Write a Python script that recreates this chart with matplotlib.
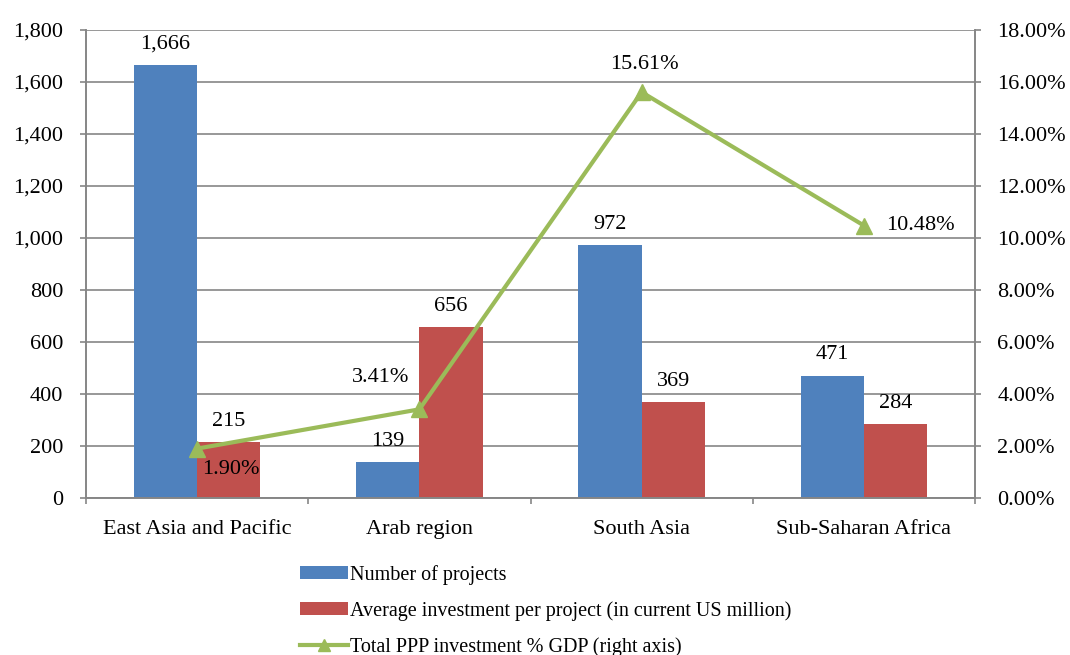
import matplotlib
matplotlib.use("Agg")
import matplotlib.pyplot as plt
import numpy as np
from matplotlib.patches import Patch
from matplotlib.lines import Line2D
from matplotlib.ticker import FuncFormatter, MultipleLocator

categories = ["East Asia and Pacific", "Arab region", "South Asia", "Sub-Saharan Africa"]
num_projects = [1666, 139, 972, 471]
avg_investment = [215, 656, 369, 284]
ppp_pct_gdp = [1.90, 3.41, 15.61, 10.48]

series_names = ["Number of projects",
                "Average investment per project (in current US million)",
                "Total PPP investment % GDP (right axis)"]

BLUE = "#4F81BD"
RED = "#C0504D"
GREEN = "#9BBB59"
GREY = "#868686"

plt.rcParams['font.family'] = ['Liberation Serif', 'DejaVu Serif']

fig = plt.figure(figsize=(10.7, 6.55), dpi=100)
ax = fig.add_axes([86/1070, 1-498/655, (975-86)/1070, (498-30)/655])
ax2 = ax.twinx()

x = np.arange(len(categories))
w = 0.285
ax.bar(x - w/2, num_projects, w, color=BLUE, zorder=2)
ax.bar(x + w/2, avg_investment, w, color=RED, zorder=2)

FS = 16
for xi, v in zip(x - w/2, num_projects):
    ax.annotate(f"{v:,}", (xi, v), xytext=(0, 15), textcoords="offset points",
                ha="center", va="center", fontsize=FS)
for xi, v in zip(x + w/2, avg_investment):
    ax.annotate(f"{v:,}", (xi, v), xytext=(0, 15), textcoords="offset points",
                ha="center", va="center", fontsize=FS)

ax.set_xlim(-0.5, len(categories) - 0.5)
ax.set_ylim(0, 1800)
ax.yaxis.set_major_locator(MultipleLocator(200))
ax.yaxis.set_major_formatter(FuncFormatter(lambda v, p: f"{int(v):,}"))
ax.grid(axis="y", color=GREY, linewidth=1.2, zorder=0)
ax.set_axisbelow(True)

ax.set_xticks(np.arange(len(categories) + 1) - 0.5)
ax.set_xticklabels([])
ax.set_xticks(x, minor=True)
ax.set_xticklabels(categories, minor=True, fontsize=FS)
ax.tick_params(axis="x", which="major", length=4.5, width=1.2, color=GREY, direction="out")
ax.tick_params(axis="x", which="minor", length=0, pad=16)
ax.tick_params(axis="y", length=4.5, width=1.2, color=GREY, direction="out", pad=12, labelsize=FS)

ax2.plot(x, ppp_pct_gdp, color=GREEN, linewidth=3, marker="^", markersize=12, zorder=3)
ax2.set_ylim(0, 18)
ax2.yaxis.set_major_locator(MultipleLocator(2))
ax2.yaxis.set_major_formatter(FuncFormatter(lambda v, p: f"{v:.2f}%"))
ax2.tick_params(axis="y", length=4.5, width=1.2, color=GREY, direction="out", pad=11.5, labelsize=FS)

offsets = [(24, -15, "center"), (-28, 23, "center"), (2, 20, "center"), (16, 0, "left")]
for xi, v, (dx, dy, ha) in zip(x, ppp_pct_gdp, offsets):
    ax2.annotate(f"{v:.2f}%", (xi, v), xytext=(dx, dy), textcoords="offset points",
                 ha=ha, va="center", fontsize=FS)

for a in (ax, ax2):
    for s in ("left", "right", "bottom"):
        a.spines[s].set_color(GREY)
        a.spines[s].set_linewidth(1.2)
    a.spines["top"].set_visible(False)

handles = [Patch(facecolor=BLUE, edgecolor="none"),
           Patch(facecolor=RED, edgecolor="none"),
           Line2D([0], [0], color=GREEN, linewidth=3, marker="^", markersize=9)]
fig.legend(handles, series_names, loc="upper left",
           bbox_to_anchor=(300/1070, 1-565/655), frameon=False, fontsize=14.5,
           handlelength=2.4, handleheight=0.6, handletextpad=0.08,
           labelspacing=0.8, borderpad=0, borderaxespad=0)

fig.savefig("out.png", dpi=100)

> TASK DIRECTIONS
Every line above should be returned exactly; the pictures stay out.

> RESULT
Write a Python script that recreates this chart with matplotlib.
import matplotlib
matplotlib.use("Agg")
import matplotlib.pyplot as plt
import numpy as np
from matplotlib.patches import Patch
from matplotlib.lines import Line2D
from matplotlib.ticker import FuncFormatter, MultipleLocator

categories = ["East Asia and Pacific", "Arab region", "South Asia", "Sub-Saharan Africa"]
num_projects = [1666, 139, 972, 471]
avg_investment = [215, 656, 369, 284]
ppp_pct_gdp = [1.90, 3.41, 15.61, 10.48]

series_names = ["Number of projects",
                "Average investment per project (in current US million)",
                "Total PPP investment % GDP (right axis)"]

BLUE = "#4F81BD"
RED = "#C0504D"
GREEN = "#9BBB59"
GREY = "#868686"

plt.rcParams['font.family'] = ['Liberation Serif', 'DejaVu Serif']

fig = plt.figure(figsize=(10.7, 6.55), dpi=100)
ax = fig.add_axes([86/1070, 1-498/655, (975-86)/1070, (498-30)/655])
ax2 = ax.twinx()

x = np.arange(len(categories))
w = 0.285
ax.bar(x - w/2, num_projects, w, color=BLUE, zorder=2)
ax.bar(x + w/2, avg_investment, w, color=RED, zorder=2)

FS = 16
for xi, v in zip(x - w/2, num_projects):
    ax.annotate(f"{v:,}", (xi, v), xytext=(0, 15), textcoords="offset points",
                ha="center", va="center", fontsize=FS)
for xi, v in zip(x + w/2, avg_investment):
    ax.annotate(f"{v:,}", (xi, v), xytext=(0, 15), textcoords="offset points",
                ha="center", va="center", fontsize=FS)

ax.set_xlim(-0.5, len(categories) - 0.5)
ax.set_ylim(0, 1800)
ax.yaxis.set_major_locator(MultipleLocator(200))
ax.yaxis.set_major_formatter(FuncFormatter(lambda v, p: f"{int(v):,}"))
ax.grid(axis="y", color=GREY, linewidth=1.2, zorder=0)
ax.set_axisbelow(True)

ax.set_xticks(np.arange(len(categories) + 1) - 0.5)
ax.set_xticklabels([])
ax.set_xticks(x, minor=True)
ax.set_xticklabels(categories, minor=True, fontsize=FS)
ax.tick_params(axis="x", which="major", length=4.5, width=1.2, color=GREY, direction="out")
ax.tick_params(axis="x", which="minor", length=0, pad=16)
ax.tick_params(axis="y", length=4.5, width=1.2, color=GREY, direction="out", pad=12, labelsize=FS)

ax2.plot(x, ppp_pct_gdp, color=GREEN, linewidth=3, marker="^", markersize=12, zorder=3)
ax2.set_ylim(0, 18)
ax2.yaxis.set_major_locator(MultipleLocator(2))
ax2.yaxis.set_major_formatter(FuncFormatter(lambda v, p: f"{v:.2f}%"))
ax2.tick_params(axis="y", length=4.5, width=1.2, color=GREY, direction="out", pad=11.5, labelsize=FS)

offsets = [(24, -15, "center"), (-28, 23, "center"), (2, 20, "center"), (16, 0, "left")]
for xi, v, (dx, dy, ha) in zip(x, ppp_pct_gdp, offsets):
    ax2.annotate(f"{v:.2f}%", (xi, v), xytext=(dx, dy), textcoords="offset points",
                 ha=ha, va="center", fontsize=FS)

for a in (ax, ax2):
    for s in ("left", "right", "bottom"):
        a.spines[s].set_color(GREY)
        a.spines[s].set_linewidth(1.2)
    a.spines["top"].set_visible(False)

handles = [Patch(facecolor=BLUE, edgecolor="none"),
           Patch(facecolor=RED, edgecolor="none"),
           Line2D([0], [0], color=GREEN, linewidth=3, marker="^", markersize=9)]
fig.legend(handles, series_names, loc="upper left",
           bbox_to_anchor=(300/1070, 1-565/655), frameon=False, fontsize=14.5,
           handlelength=2.4, handleheight=0.6, handletextpad=0.08,
           labelspacing=0.8, borderpad=0, borderaxespad=0)

fig.savefig("out.png", dpi=100)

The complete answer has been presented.